Christ Jesus said: "Whatsoever ye shall ask in my name, that will I do, that the Father may be glorified in the Son If ye shall ask any thing in my name, I will do it." Therefore, it is evident that if our prayers receive no answer, it is because we are not praying aright. We need to watch that blind faith, self-righteousness, self-pity, or selfish desire enters not into our prayers. Let us be sure that our prayers are not vain repetitions or like that of the Pharisee, but, rather, for spiritual enlightenment, for wisdom and understanding, for purity and love, that we may reflect more of Godlikeness. Such prayer is the prayer of discernment and gratitude.

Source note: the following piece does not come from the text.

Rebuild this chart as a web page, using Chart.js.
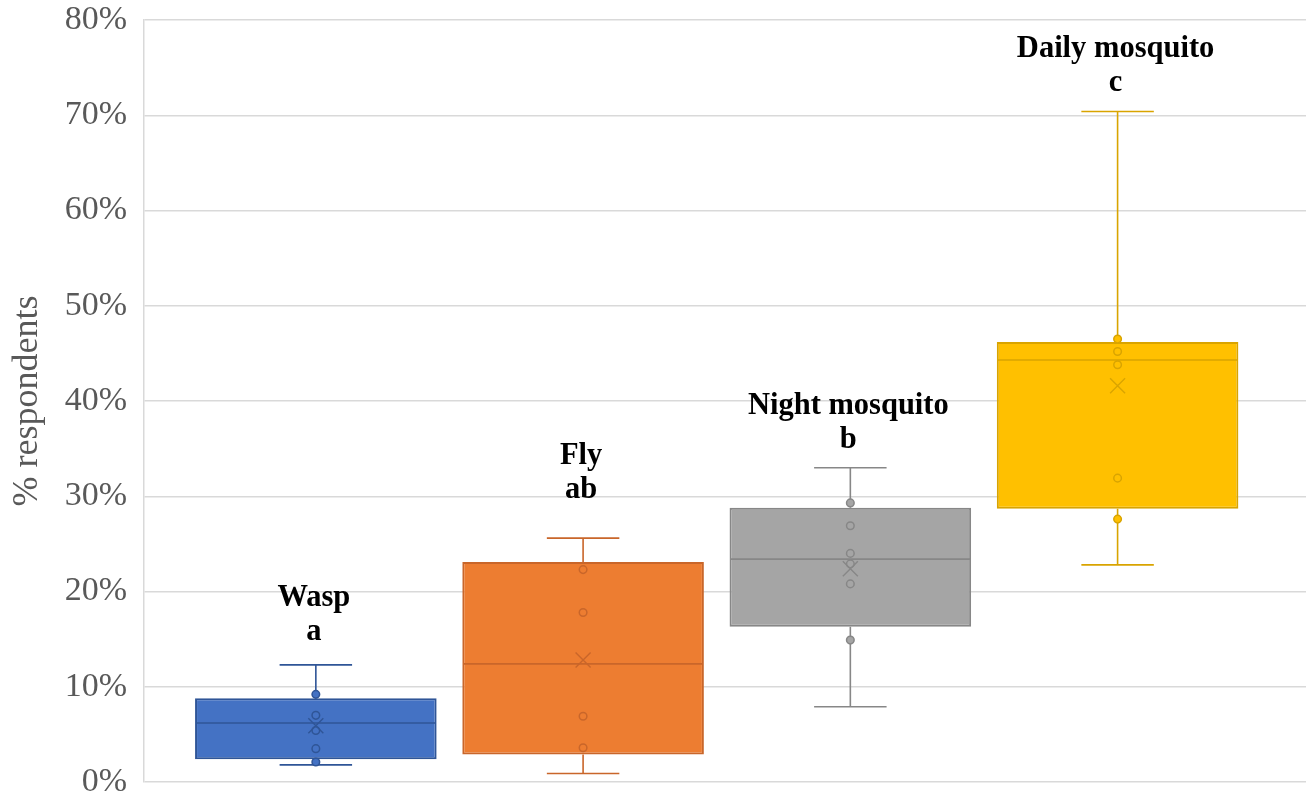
<!DOCTYPE html>
<html>
<head>
<meta charset="utf-8">
<script src="https://cdn.jsdelivr.net/npm/chart.js@4.4.0/dist/chart.umd.min.js"></script>
<style>
  html, body { margin: 0; padding: 0; background: #ffffff; }
  #wrap { width: 1310px; height: 799px; }
</style>
</head>
<body>
<div id="wrap"><canvas id="boxChart" width="1310" height="799"></canvas></div>
<script>
// groups and their significance letters
const groups = ['Wasp', 'Fly', 'Night mosquito', 'Daily mosquito'];
const letters = ['a', 'ab', 'b', 'c'];
const positions = [1, 2, 3, 4];

// box statistics (share of respondents)
const whiskerLow  = [0.018, 0.009, 0.079, 0.228];
const quart1      = [0.024, 0.029, 0.163, 0.287];
const medians     = [0.062, 0.124, 0.234, 0.443];
const quart3      = [0.088, 0.231, 0.288, 0.462];
const whiskerHigh = [0.123, 0.256, 0.330, 0.704];
const means       = [0.059, 0.128, 0.224, 0.416];

// inner points
const pointsWasp  = [0.092, 0.070, 0.054, 0.035, 0.021];
const pointsFly   = [0.223, 0.178, 0.069, 0.036];
const pointsNight = [0.293, 0.269, 0.240, 0.229, 0.208, 0.149];
const pointsDaily = [0.465, 0.452, 0.438, 0.319, 0.276];
const innerPoints = [pointsWasp, pointsFly, pointsNight, pointsDaily];

// value where the letter line of each label sits
const letterAt = [0.149, 0.298, 0.351, 0.725];

// y axis ticks
const yTicks = [0, 0.1, 0.2, 0.3, 0.4, 0.5, 0.6, 0.7, 0.8];

const fills   = ['#4472C4', '#ED7D31', '#A5A5A5', '#FFC000'];
const strokes = ['#2F5597', '#C9662A', '#878787', '#D9A400'];

// boxes are floating bars from Q1 to Q3
const boxData = groups.map((g, i) => ({ x: positions[i], y: [quart1[i], quart3[i]] }));

// whiskers, median, mean, points and the labels on top
const boxExtras = {
    id: 'boxExtras',
    afterDatasetsDraw(chart) {
        const ctx = chart.ctx;
        const yScale = chart.scales.y;
        const bars = chart.getDatasetMeta(0).data;
        ctx.save();
        bars.forEach((bar, i) => {
            const cx = bar.x;
            const half = bar.width / 2;
            const cap = bar.width * 0.15;
            const yMin = yScale.getPixelForValue(whiskerLow[i]);
            const yQ1 = yScale.getPixelForValue(quart1[i]);
            const yQ3 = yScale.getPixelForValue(quart3[i]);
            const yMax = yScale.getPixelForValue(whiskerHigh[i]);
            const yMed = yScale.getPixelForValue(medians[i]);
            const yMean = yScale.getPixelForValue(means[i]);

            ctx.strokeStyle = strokes[i];
            ctx.lineWidth = 1.6;

            // whiskers + caps
            ctx.beginPath();
            ctx.moveTo(cx, yQ3); ctx.lineTo(cx, yMax);
            ctx.moveTo(cx - cap, yMax); ctx.lineTo(cx + cap, yMax);
            ctx.moveTo(cx, yQ1); ctx.lineTo(cx, yMin);
            ctx.moveTo(cx - cap, yMin); ctx.lineTo(cx + cap, yMin);
            // median
            ctx.moveTo(cx - half + 1, yMed); ctx.lineTo(cx + half - 1, yMed);
            ctx.stroke();

            // inner points
            innerPoints[i].forEach(v => {
                const py = yScale.getPixelForValue(v);
                ctx.beginPath();
                ctx.arc(cx, py, 3.8, 0, Math.PI * 2);
                ctx.fillStyle = fills[i];
                ctx.fill();
                ctx.lineWidth = 1.5;
                ctx.stroke();
            });

            // mean marker
            ctx.lineWidth = 1.4;
            ctx.beginPath();
            ctx.moveTo(cx - 7.5, yMean - 7.5); ctx.lineTo(cx + 7.5, yMean + 7.5);
            ctx.moveTo(cx + 7.5, yMean - 7.5); ctx.lineTo(cx - 7.5, yMean + 7.5);
            ctx.stroke();

            // label: name on top, letter below
            const yLetter = yScale.getPixelForValue(letterAt[i]);
            ctx.fillStyle = '#000000';
            ctx.font = 'bold 30.5px "Liberation Serif", "Times New Roman", serif';
            ctx.textAlign = 'center';
            ctx.textBaseline = 'alphabetic';
            ctx.fillText(groups[i], cx - 2, yLetter - 34);
            ctx.fillText(letters[i], cx - 2, yLetter);
        });
        ctx.restore();
    }
};

const ctx = document.getElementById('boxChart').getContext('2d');
const boxChart = new Chart(ctx, {
    type: 'bar',
    data: {
        datasets: [{
            label: 'boxes',
            data: boxData,
            backgroundColor: fills,
            borderColor: strokes,
            borderWidth: 2,
            borderSkipped: false,
            barPercentage: 0.904,
            categoryPercentage: 1
        }]
    },
    options: {
        responsive: false,
        animation: false,
        layout: { padding: { top: 20, right: 4, bottom: 17, left: 0 } },
        plugins: {
            legend: { display: false },
            tooltip: { enabled: false }
        },
        scales: {
            x: {
                type: 'linear',
                display: false,
                offset: false,
                min: 0.357,
                max: 4.705,
                afterBuildTicks(scale) { scale.ticks = positions.map(v => ({ value: v })); }
            },
            y: {
                min: 0,
                max: 0.8,
                afterFit(scale) {
                    scale.width = 144;
                    scale.paddingTop = 0;
                    scale.paddingBottom = 0;
                },
                afterBuildTicks(scale) { scale.ticks = yTicks.map(v => ({ value: v })); },
                border: { display: true, color: '#D9D9D9', width: 1.5 },
                grid: { color: '#D9D9D9', lineWidth: 1.5, drawTicks: false },
                ticks: {
                    padding: 17,
                    color: '#595959',
                    font: { family: '"Liberation Serif", "Times New Roman", serif', size: 34 },
                    callback: v => Math.round(v * 100) + '%'
                },
                title: {
                    display: true,
                    text: '% respondents',
                    color: '#595959',
                    padding: { top: 6, bottom: 0 },
                    font: { family: '"Liberation Serif", "Times New Roman", serif', size: 36 }
                }
            }
        }
    },
    plugins: [boxExtras]
});
</script>
</body>
</html>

Gratitude finds expression in gentleness, humility, unselfishness, refinement, appreciation, and receptiveness. It indicates a willingness to become as a little child, to be obedient to divine Love, to say, "Not my will, but thine, be done." When Solomon communed with God in a dream at Gibeon, he first expressed gratitude for the blessings God had bestowed on his father David and himself; and he then prayed for guidance, and for an understanding heart, that he might judge the people rightly. His thought was unselfish, showing a deep desire to give as he received from God. His gratitude and humility opened the way for him to receive not only that for which he asked, but abundantly of the things for which he did not ask.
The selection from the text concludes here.